初演と間を置かず大ヒットとなりアメリカでは南北問わず広く愛唱されましたが、”in Dixie's Land I'll take my stand,to live and die in Dixie!”のフレーズがまさに南軍の兵士たちの心意気を代弁したようなものでしたから、南北戦争のさなかいつしか南軍の軍歌のようになってしまいました。
詞も軍歌によくありがちなように様々な替え歌が作られ、南部諸州の人たちの中には、これは南部に古くからある民謡だ、と信じる人もいたとか。
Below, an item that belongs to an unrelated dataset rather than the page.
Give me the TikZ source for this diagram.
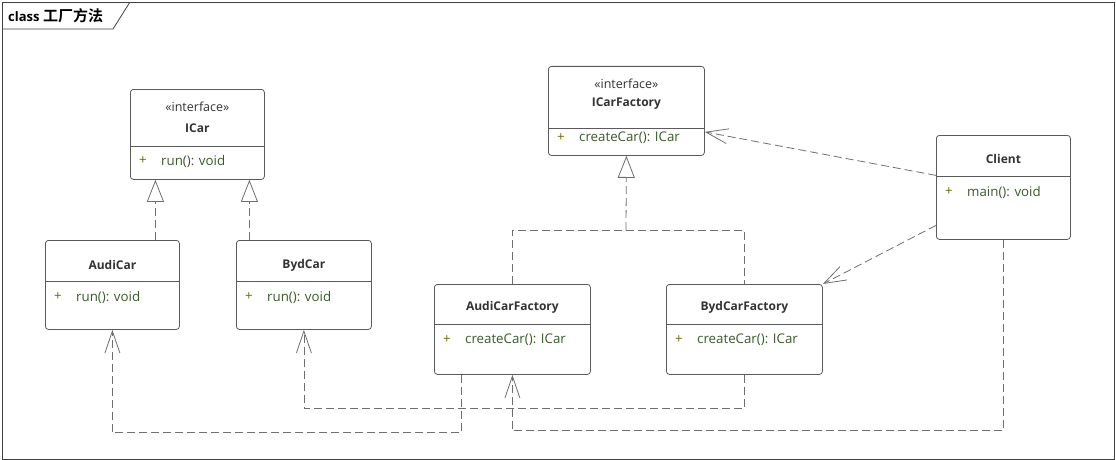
\documentclass[tikz,border=0pt]{standalone}
\usepackage{fontspec}
\setmainfont{Open Sans}
\newfontfamily\cjk{Noto Sans CJK SC}[BoldFont={* Bold}]
\usetikzlibrary{arrows.meta}

\definecolor{frameGray}{HTML}{404040}
\definecolor{boxGray}{HTML}{5A5A5A}
\definecolor{lineGray}{HTML}{6E6E6E}
\definecolor{nameText}{HTML}{333333}
\definecolor{opText}{HTML}{3A5A2A}
\definecolor{plusText}{HTML}{6B6B00}

\tikzset{
  umlbox/.style={draw=boxGray, fill=white, rounded corners=3pt, line width=0.8pt,
    inner sep=0pt, anchor=north west},
  divider/.style={draw=boxGray, line width=0.8pt},
  classname/.style={font=\fontsize{12}{14}\selectfont\bfseries, text=nameText, inner sep=0pt},
  stereo/.style={font=\fontsize{12.5}{14}\selectfont, text=nameText, inner sep=0pt},
  optext/.style={font=\fontsize{13.3}{15}\selectfont, text=opText, inner sep=0pt, anchor=west},
  optplus/.style={font=\fontsize{13.3}{15}\selectfont, text=plusText, inner sep=0pt, anchor=west},
  dashline/.style={draw=lineGray, line width=0.8pt, dash pattern=on 8pt off 4pt},
  dep/.style={dashline, -{Straight Barb[length=22pt, width=15pt]}},
  realize/.style={dashline, -{Triangle[length=22pt, width=17pt, fill=white]}}
}

\begin{document}
\begin{tikzpicture}[x=1pt, y=-1pt]
\useasboundingbox (0,0) rectangle (1116,460);
% frame and title tab
\draw [frameGray, line width=0.8pt] (2,2) rectangle (1114,459);
\draw [frameGray, line width=0.8pt] (2,29) -- (113,29) -- (130,2);
\node (title) [anchor=west, inner sep=0pt, text=black] at (8,16)
  {\fontsize{13}{15}\selectfont\bfseries class {\cjk\fontsize{15}{17}\selectfont 工厂方法}};

% ICar
\node (icar) [umlbox, minimum width=134pt, minimum height=90pt] at (130,89) {};
\draw [divider] ([yshift=-57pt]icar.north west) -- ([yshift=-57pt]icar.north east);
\node (icarst) [stereo] at ([yshift=-18pt]icar.north) {«interface»};
\node (icarnm) [classname] at ([yshift=-39pt]icar.north) {ICar};
\node (icarpl) [optplus] at ([xshift=9pt, yshift=-72pt]icar.north west) {+};
\node (icarop) [optext] at ([xshift=31pt, yshift=-72pt]icar.north west) {run(): void};

% ICarFactory
\node (icarfac) [umlbox, minimum width=156pt, minimum height=89pt] at (548,66) {};
\draw [divider] ([yshift=-62pt]icarfac.north west) -- ([yshift=-62pt]icarfac.north east);
\node (icarfacst) [stereo] at ([yshift=-18pt]icarfac.north) {«interface»};
\node (icarfacnm) [classname] at ([yshift=-38pt]icarfac.north) {ICarFactory};
\node (icarfacpl) [optplus] at ([xshift=9pt, yshift=-72pt]icarfac.north west) {+};
\node (icarfacop) [optext] at ([xshift=31pt, yshift=-72pt]icarfac.north west) {createCar(): ICar};

% Client
\node (client) [umlbox, minimum width=134pt, minimum height=104pt] at (936,135) {};
\draw [divider] ([yshift=-41pt]client.north west) -- ([yshift=-41pt]client.north east);
\node (clientnm) [classname] at ([yshift=-24pt]client.north) {Client};
\node (clientpl) [optplus] at ([xshift=9pt, yshift=-57pt]client.north west) {+};
\node (clientop) [optext] at ([xshift=31pt, yshift=-57pt]client.north west) {main(): void};

% AudiCar
\node (audicar) [umlbox, minimum width=134pt, minimum height=89pt] at (45,240) {};
\draw [divider] ([yshift=-41pt]audicar.north west) -- ([yshift=-41pt]audicar.north east);
\node (audicarnm) [classname] at ([yshift=-25pt]audicar.north) {AudiCar};
\node (audicarpl) [optplus] at ([xshift=9pt, yshift=-57pt]audicar.north west) {+};
\node (audicarop) [optext] at ([xshift=31pt, yshift=-57pt]audicar.north west) {run(): void};

% BydCar
\node (bydcar) [umlbox, minimum width=135pt, minimum height=89pt] at (236,240) {};
\draw [divider] ([yshift=-41pt]bydcar.north west) -- ([yshift=-41pt]bydcar.north east);
\node (bydcarnm) [classname] at ([yshift=-25pt]bydcar.north) {BydCar};
\node (bydcarpl) [optplus] at ([xshift=9pt, yshift=-57pt]bydcar.north west) {+};
\node (bydcarop) [optext] at ([xshift=31pt, yshift=-57pt]bydcar.north west) {run(): void};

% AudiCarFactory
\node (audifac) [umlbox, minimum width=156pt, minimum height=90pt] at (434,284) {};
\draw [divider] ([yshift=-40pt]audifac.north west) -- ([yshift=-40pt]audifac.north east);
\node (audifacnm) [classname] at ([yshift=-23pt]audifac.north) {AudiCarFactory};
\node (audifacpl) [optplus] at ([xshift=9pt, yshift=-56pt]audifac.north west) {+};
\node (audifacop) [optext] at ([xshift=31pt, yshift=-56pt]audifac.north west) {createCar(): ICar};

% BydCarFactory
\node (bydfac) [umlbox, minimum width=156pt, minimum height=90pt] at (666,284) {};
\draw [divider] ([yshift=-40pt]bydfac.north west) -- ([yshift=-40pt]bydfac.north east);
\node (bydfacnm) [classname] at ([yshift=-23pt]bydfac.north) {BydCarFactory};
\node (bydfacpl) [optplus] at ([xshift=9pt, yshift=-56pt]bydfac.north west) {+};
\node (bydfacop) [optext] at ([xshift=31pt, yshift=-56pt]bydfac.north west) {createCar(): ICar};

% realizations
\draw [realize] ([xshift=43pt]audicar.north) -- ([xshift=43pt]audicar.north |- icar.south);
\draw [realize] ([xshift=-54.5pt]bydcar.north) -- ([xshift=-54.5pt]bydcar.north |- icar.south);
\coordinate (facjoin) at (626,230);
\draw [dashline] (audifac.north) |- (facjoin) -| (bydfac.north);
\draw [realize] (facjoin) -- (icarfac.south);

% dependencies
\draw [dep] ([yshift=12pt]client.west) -- ([yshift=-21pt]icarfac.east);
\draw [dep] ([yshift=-38pt]client.west) -- (bydfac.north east);
\draw [dep] ([xshift=-51pt]audifac.south) -- ++(0,58) -| (audicar.south);
\draw [dep] (bydfac.south) -- ++(0,34) -| (bydcar.south);
\draw [dep] (client.south) -- ++(0,191) -| (audifac.south);
\end{tikzpicture}
\end{document}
南軍が敗退したあと、南部の軍楽隊の楽器が市中に流れてディキシーランドジャズになった、というような話も聞きますが、ともあれ平和になった時代にまた、この「ディキシー」、ジャズやカントリーミュージックにアレンジされて色々なところで聴けるようになりました。

ミンストレルショーで顔を黒く塗り、黒人のふりをして歌う歌としてはフォスターの諸作品(「故郷の人々」や「ケンタッキーの我が家」など)が今でも有名で、また虐げられた黒人奴隷たちの気持ちに深く共感しているかの詞は今読んでも感動的です。それに比べると同じミンストレルでも、このエメットのは当時の雰囲気を彷彿とさせるようなある意味「心ない」歌詞。そんなところが2番以降の詞があまり紹介されたり歌われなくなってしまっている理由なのでしょうか?私も今回初めて見ることができました。

そういえば日本でも一昔前、このミンストレルショーばりに顔を黒く塗ってブラックミュージックっぽい歌謡曲を歌っていたシャネルズってグループがありましたが、今こんなことを日本でできるものなのでしょうか?
歴史や文化の無知に基づく差別的な行為というやつは多分これからもなくならないでしょうし、私もきっと知らず知らずのうちにやっているに違いありません。
でもそれを恐れるあまりに萎縮してなにもできなくなったり、あるいは事勿れに陥ったりしてしまうのではそれこそ文化は退廃します。最近はややましになってきましたが、戦前や戦後も70年代ころまでの映画や音楽の復刻やリバイバルがこのために難しく、文化的な価値は高いのに幻の作品と化しているものが結構あります。そういったものを闇に葬ることが果たしてわれわれに取って良いことなのか?、また新しい創造をする際に外部強制力として働き、製作者がびくびくしながら作るような状況が果たして良いことなのか?
ミンストレルショーの話ひとつ取っても、今の我々に関わってくるような話はたくさんあるのです。それから目をそむけて事勿れにいくのか、それともそこでとことん考え、悩むことで創造していくのが良いのか。少なくとも私は後者の道を選ぶ芸術や芸能を愛したいと思っています。